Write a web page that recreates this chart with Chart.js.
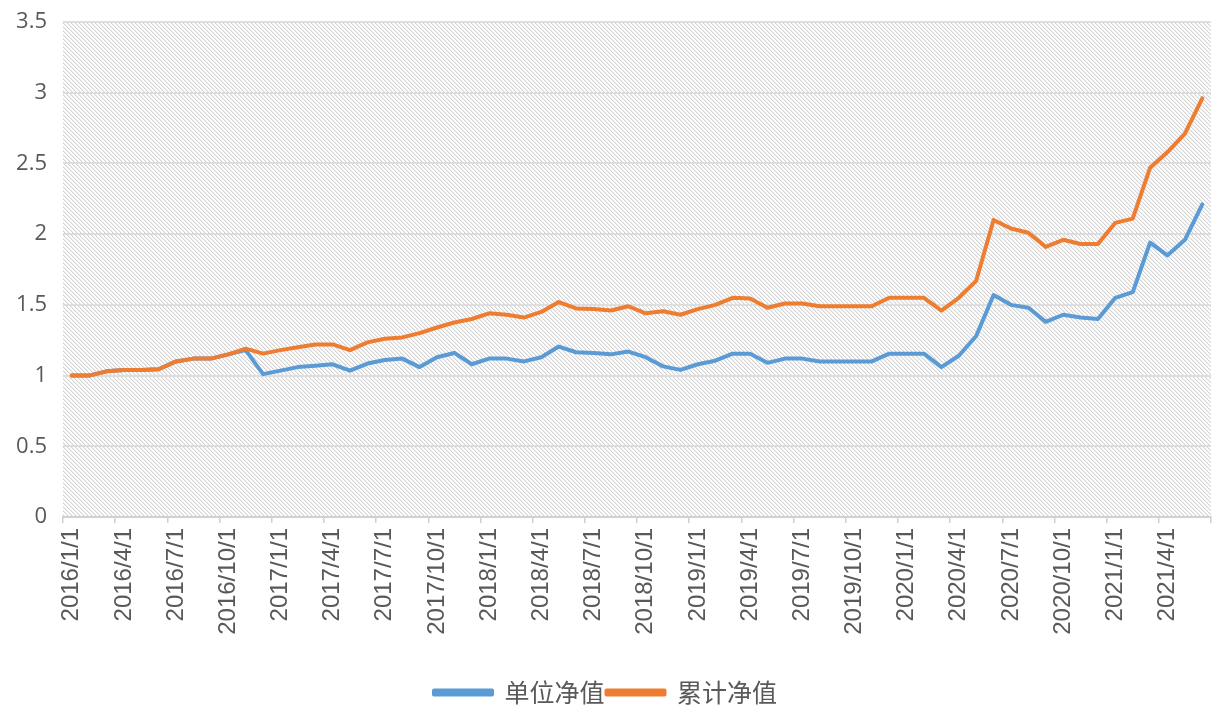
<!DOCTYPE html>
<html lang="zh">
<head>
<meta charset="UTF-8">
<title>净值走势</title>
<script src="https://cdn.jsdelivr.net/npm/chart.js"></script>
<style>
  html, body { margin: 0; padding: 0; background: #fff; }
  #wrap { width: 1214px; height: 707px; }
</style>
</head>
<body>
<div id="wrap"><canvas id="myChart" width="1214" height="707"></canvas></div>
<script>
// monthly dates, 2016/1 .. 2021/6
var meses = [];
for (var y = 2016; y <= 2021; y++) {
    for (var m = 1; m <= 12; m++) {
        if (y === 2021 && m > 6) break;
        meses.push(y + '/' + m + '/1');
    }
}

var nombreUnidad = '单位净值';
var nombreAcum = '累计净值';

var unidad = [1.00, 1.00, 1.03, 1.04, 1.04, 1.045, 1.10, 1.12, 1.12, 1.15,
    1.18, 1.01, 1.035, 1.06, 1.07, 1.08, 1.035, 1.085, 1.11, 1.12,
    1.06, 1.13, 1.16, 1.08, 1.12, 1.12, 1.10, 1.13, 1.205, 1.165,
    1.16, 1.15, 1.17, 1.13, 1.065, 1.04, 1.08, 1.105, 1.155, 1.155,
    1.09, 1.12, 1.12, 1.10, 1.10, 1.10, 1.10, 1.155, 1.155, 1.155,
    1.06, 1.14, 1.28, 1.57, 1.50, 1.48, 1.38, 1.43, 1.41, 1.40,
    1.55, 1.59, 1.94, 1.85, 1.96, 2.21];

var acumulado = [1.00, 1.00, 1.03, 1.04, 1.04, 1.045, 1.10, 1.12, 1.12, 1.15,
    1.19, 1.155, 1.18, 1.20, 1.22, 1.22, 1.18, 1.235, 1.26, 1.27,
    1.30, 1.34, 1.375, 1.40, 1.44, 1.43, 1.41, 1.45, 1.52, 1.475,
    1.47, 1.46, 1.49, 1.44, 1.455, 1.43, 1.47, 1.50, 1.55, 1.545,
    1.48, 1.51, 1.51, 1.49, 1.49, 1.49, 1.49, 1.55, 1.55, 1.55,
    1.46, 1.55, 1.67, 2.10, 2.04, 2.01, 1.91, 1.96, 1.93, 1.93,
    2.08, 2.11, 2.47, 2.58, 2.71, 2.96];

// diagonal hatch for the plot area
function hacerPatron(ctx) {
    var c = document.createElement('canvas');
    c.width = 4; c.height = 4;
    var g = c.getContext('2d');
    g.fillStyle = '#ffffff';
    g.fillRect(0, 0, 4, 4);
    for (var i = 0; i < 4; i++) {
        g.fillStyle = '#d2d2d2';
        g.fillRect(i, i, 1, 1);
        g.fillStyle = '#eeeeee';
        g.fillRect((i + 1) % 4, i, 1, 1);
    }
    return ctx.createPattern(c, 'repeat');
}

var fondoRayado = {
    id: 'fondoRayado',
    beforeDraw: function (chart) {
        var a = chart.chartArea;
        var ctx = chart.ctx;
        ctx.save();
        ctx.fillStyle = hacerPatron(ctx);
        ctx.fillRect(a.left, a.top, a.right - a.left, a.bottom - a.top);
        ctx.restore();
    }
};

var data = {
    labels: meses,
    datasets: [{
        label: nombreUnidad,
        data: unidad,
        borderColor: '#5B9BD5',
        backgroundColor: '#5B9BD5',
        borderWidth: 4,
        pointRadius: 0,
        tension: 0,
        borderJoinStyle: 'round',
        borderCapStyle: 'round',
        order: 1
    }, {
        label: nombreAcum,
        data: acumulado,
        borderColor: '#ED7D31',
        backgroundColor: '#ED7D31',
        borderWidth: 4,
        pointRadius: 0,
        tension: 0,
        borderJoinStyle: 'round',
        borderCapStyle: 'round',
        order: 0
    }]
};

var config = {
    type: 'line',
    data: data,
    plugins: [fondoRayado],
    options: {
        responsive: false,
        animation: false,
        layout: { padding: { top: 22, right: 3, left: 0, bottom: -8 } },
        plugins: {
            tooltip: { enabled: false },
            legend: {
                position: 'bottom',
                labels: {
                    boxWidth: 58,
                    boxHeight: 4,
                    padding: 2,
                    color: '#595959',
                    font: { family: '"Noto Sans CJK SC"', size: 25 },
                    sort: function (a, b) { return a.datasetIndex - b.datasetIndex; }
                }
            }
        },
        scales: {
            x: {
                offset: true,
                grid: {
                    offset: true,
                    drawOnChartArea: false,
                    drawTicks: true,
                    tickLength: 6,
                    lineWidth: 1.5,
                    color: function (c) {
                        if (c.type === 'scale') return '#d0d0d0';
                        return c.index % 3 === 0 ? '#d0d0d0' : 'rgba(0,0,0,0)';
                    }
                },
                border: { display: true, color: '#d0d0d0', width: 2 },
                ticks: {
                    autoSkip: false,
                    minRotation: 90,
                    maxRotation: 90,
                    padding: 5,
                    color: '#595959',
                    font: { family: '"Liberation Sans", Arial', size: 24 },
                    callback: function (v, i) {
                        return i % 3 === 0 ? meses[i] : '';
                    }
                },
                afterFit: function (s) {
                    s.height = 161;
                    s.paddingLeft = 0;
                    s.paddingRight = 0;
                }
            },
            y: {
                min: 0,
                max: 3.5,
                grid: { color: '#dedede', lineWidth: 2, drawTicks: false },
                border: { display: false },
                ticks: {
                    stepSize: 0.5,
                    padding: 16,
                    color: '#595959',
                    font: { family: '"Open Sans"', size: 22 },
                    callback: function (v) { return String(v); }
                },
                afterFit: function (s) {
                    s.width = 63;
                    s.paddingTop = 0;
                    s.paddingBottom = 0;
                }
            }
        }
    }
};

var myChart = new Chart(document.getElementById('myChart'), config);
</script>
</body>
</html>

==========

Give all the lines above again, character for character, without pictures.

● **Final result**:
Write a web page that recreates this chart with Chart.js.
<!DOCTYPE html>
<html lang="zh">
<head>
<meta charset="UTF-8">
<title>净值走势</title>
<script src="https://cdn.jsdelivr.net/npm/chart.js"></script>
<style>
  html, body { margin: 0; padding: 0; background: #fff; }
  #wrap { width: 1214px; height: 707px; }
</style>
</head>
<body>
<div id="wrap"><canvas id="myChart" width="1214" height="707"></canvas></div>
<script>
// monthly dates, 2016/1 .. 2021/6
var meses = [];
for (var y = 2016; y <= 2021; y++) {
    for (var m = 1; m <= 12; m++) {
        if (y === 2021 && m > 6) break;
        meses.push(y + '/' + m + '/1');
    }
}

var nombreUnidad = '单位净值';
var nombreAcum = '累计净值';

var unidad = [1.00, 1.00, 1.03, 1.04, 1.04, 1.045, 1.10, 1.12, 1.12, 1.15,
    1.18, 1.01, 1.035, 1.06, 1.07, 1.08, 1.035, 1.085, 1.11, 1.12,
    1.06, 1.13, 1.16, 1.08, 1.12, 1.12, 1.10, 1.13, 1.205, 1.165,
    1.16, 1.15, 1.17, 1.13, 1.065, 1.04, 1.08, 1.105, 1.155, 1.155,
    1.09, 1.12, 1.12, 1.10, 1.10, 1.10, 1.10, 1.155, 1.155, 1.155,
    1.06, 1.14, 1.28, 1.57, 1.50, 1.48, 1.38, 1.43, 1.41, 1.40,
    1.55, 1.59, 1.94, 1.85, 1.96, 2.21];

var acumulado = [1.00, 1.00, 1.03, 1.04, 1.04, 1.045, 1.10, 1.12, 1.12, 1.15,
    1.19, 1.155, 1.18, 1.20, 1.22, 1.22, 1.18, 1.235, 1.26, 1.27,
    1.30, 1.34, 1.375, 1.40, 1.44, 1.43, 1.41, 1.45, 1.52, 1.475,
    1.47, 1.46, 1.49, 1.44, 1.455, 1.43, 1.47, 1.50, 1.55, 1.545,
    1.48, 1.51, 1.51, 1.49, 1.49, 1.49, 1.49, 1.55, 1.55, 1.55,
    1.46, 1.55, 1.67, 2.10, 2.04, 2.01, 1.91, 1.96, 1.93, 1.93,
    2.08, 2.11, 2.47, 2.58, 2.71, 2.96];

// diagonal hatch for the plot area
function hacerPatron(ctx) {
    var c = document.createElement('canvas');
    c.width = 4; c.height = 4;
    var g = c.getContext('2d');
    g.fillStyle = '#ffffff';
    g.fillRect(0, 0, 4, 4);
    for (var i = 0; i < 4; i++) {
        g.fillStyle = '#d2d2d2';
        g.fillRect(i, i, 1, 1);
        g.fillStyle = '#eeeeee';
        g.fillRect((i + 1) % 4, i, 1, 1);
    }
    return ctx.createPattern(c, 'repeat');
}

var fondoRayado = {
    id: 'fondoRayado',
    beforeDraw: function (chart) {
        var a = chart.chartArea;
        var ctx = chart.ctx;
        ctx.save();
        ctx.fillStyle = hacerPatron(ctx);
        ctx.fillRect(a.left, a.top, a.right - a.left, a.bottom - a.top);
        ctx.restore();
    }
};

var data = {
    labels: meses,
    datasets: [{
        label: nombreUnidad,
        data: unidad,
        borderColor: '#5B9BD5',
        backgroundColor: '#5B9BD5',
        borderWidth: 4,
        pointRadius: 0,
        tension: 0,
        borderJoinStyle: 'round',
        borderCapStyle: 'round',
        order: 1
    }, {
        label: nombreAcum,
        data: acumulado,
        borderColor: '#ED7D31',
        backgroundColor: '#ED7D31',
        borderWidth: 4,
        pointRadius: 0,
        tension: 0,
        borderJoinStyle: 'round',
        borderCapStyle: 'round',
        order: 0
    }]
};

var config = {
    type: 'line',
    data: data,
    plugins: [fondoRayado],
    options: {
        responsive: false,
        animation: false,
        layout: { padding: { top: 22, right: 3, left: 0, bottom: -8 } },
        plugins: {
            tooltip: { enabled: false },
            legend: {
                position: 'bottom',
                labels: {
                    boxWidth: 58,
                    boxHeight: 4,
                    padding: 2,
                    color: '#595959',
                    font: { family: '"Noto Sans CJK SC"', size: 25 },
                    sort: function (a, b) { return a.datasetIndex - b.datasetIndex; }
                }
            }
        },
        scales: {
            x: {
                offset: true,
                grid: {
                    offset: true,
                    drawOnChartArea: false,
                    drawTicks: true,
                    tickLength: 6,
                    lineWidth: 1.5,
                    color: function (c) {
                        if (c.type === 'scale') return '#d0d0d0';
                        return c.index % 3 === 0 ? '#d0d0d0' : 'rgba(0,0,0,0)';
                    }
                },
                border: { display: true, color: '#d0d0d0', width: 2 },
                ticks: {
                    autoSkip: false,
                    minRotation: 90,
                    maxRotation: 90,
                    padding: 5,
                    color: '#595959',
                    font: { family: '"Liberation Sans", Arial', size: 24 },
                    callback: function (v, i) {
                        return i % 3 === 0 ? meses[i] : '';
                    }
                },
                afterFit: function (s) {
                    s.height = 161;
                    s.paddingLeft = 0;
                    s.paddingRight = 0;
                }
            },
            y: {
                min: 0,
                max: 3.5,
                grid: { color: '#dedede', lineWidth: 2, drawTicks: false },
                border: { display: false },
                ticks: {
                    stepSize: 0.5,
                    padding: 16,
                    color: '#595959',
                    font: { family: '"Open Sans"', size: 22 },
                    callback: function (v) { return String(v); }
                },
                afterFit: function (s) {
                    s.width = 63;
                    s.paddingTop = 0;
                    s.paddingBottom = 0;
                }
            }
        }
    }
};

var myChart = new Chart(document.getElementById('myChart'), config);
</script>
</body>
</html>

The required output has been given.